I don't follow how 'labor taking priority over capital' is a non-sequitur. I believe that this simply means that raw materials become capital by the application of human labor, which in turn opens up new fields of labor. Part of the difficulty in the examples that you use in the linked posts on Poland stem from using only service sector jobs in referring to labor, and the equation of capital with paper money. Service jobs don't produce capital in the way that mining, manufacturing and such do. Last of all, I think that the Poles who escape to the UK to 'make money' and bring it home are gambling on the stability of the relative currencies. In the long run, isn't the better strategy for Poland to free up the manufacturing base and encourage entrepreneurship at home? I realize that as long as the pound and the zloty or Euro are roughly stable that taking pounds out of the UK and sticking them into the Polish economy will work. But it seems to me to be an ephemeral solution, like so many ephemeral solutions we are dealing with in the US today. We can 'pump liquidity' into the banks and hope to pull it out before inflation hits; but then we might not, and even if we do, if all manufacturing is going on in China, the Chinese eventually win; we flip the burgers for them. So labor takes priority over capital especially when we speak of capital-producing labor, imho.

Boethius said...

This article might be relevant to the ideas I've posted in the previous comment:
http://www.economist.com/businessfinance/displayStory.cfm?story_id=14587262

Koz said...

First of all, there is an unspoken contradiction in this analysis and its implications as it is usually taken in practice.
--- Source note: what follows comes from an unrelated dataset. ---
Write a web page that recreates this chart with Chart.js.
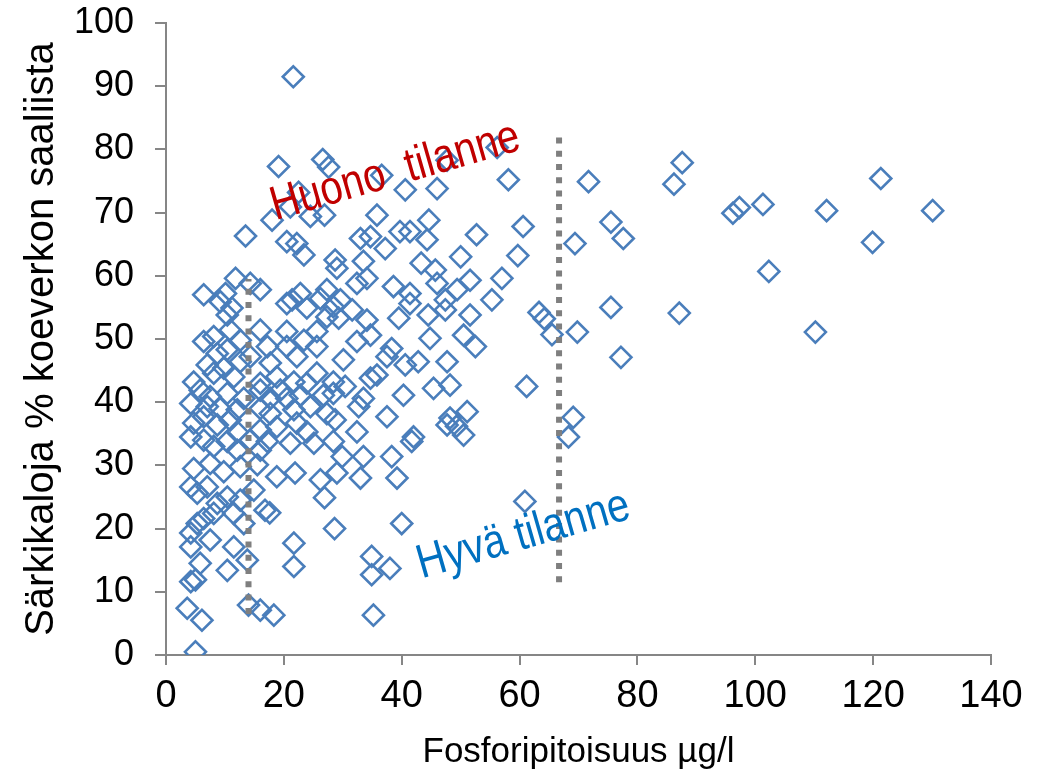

If we argue that capital is actually the fruit of labor (and to some extent it obviously is), then pecuniary return on capital is actually compensation for labor as well.

As a practical matter, the Left invokes the priority of labor to mean just the opposite. Ie, that return on capital is at the expense of compensation for labor and therefore illegitimate (or should be discouraged and minimized at least).

As this applies to Poland, most young Poles would like to work close to their families, but there is no manufacturing base to "free up", that's the point. It's an occupational hazard of being a Communist country for four decades. As a secondary cause, Polish culture is highly educated, but tends toward the literary. There's not much of a merchant culture like in the US or UK.

In either case, lack of capital base in Poland has had and continues to have substantial human costs as well as economic ones.